The ‘Italian restaurant problem’
In many countries, it is common to find organizations named after individuals. In the U.S., many self-employed medical professionals run a business registered under their own name. Often, their medical qualifications are included as a name suffix to make identifying them easier.
This phenomenon is particularly common in Italy, where small businesses – often restaurants or cafés – are named after an individual. These names have no obvious characteristics (such as suffixes for qualifications) to help a model detect that it is a business without first supplying additional information. This type of data confounding has come to be known internally as “the Italian restaurant problem” – although it is not just exclusive to Italy, but in many Italian restaurants and small businesses across the globe.
The ideal solution to a challenge such as this would be to filter these examples out of the training set, but this is difficult to do without using the model we are trying to build in the first place. Alternatives include building a model using data from jurisdictions where the ‘Italian restaurant problem’ is less common and applying this as a first pass.
The ‘Italian restaurant problem’ is a specific example of “class-confounding,” or “class-crossover,” where data points (or feature combinations) can exist in multiple target classes. When building certain models, such as logistic regression, this can lead to the training algorithm failing to converge, and so must be dealt with carefully. In other models, you will at least cause some degree of underfitting.
Redacted datapoints
There are many businesses and people commonly referred to by their initials. Consider the initials “HP” – this could be referring to a large printer brand, a brown sauce, or a student at Hogwarts: two of these entities are businesses, and one is an individual.
Here is another example of class crossover which requires careful consideration – some could exist in either class, even if that has not been observed in the training set. “HP” might only be seen in the business’s dataset, but it should still be considered as a potential class-confounder.
Under-represented classes
Another challenge intricately linked to that of class crossover is the existence of data points that have been systematically mislabelled or missed out of the training data altogether.

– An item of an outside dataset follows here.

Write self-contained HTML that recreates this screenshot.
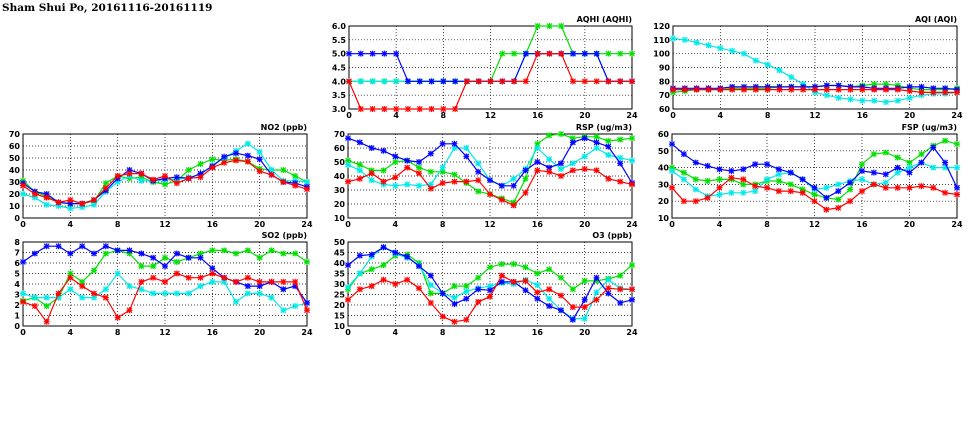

The history resulting in the ‘Italian restaurant problem’ stems from a population of enterprising and gastronomic immigrants who set up businesses in their own names. The history of other data will cause similar misclassifications.
For example, within financial crime, there exists an array of possible offenses. Some of these have been effectively detected – providing highly valuable modelling data – yet other offenses, despite being of equal or in some instances greater concern, have yet to be found, or proven.
Modelling a single financial crime class will actively down-weight characteristics indicative of the hidden offense, and only highlight that activity that is already being widely addressed. Therefore, it is important to understand exactly what the target class contains, and to be open to a full breadth of methods including, but not limited to, supervised learning.
Managing unreliable data
Working with unreliable data, particularly user-entered data, can leave us open to bias, which has a more significant impact than mere poor model accuracy. The ‘Italian restaurant problem’ removes an element of control in terms of how the model makes predictions, meaning bias is more likely to creep in – we might end up disproportionately labeling more Italian individuals as restaurants, and vice versa.
In these circumstances, the inclusion of additional context becomes key. Applying extra information to help clear out unreliable data points in the training set and fix problematic points will make the models more reliable, and lead to better quality data.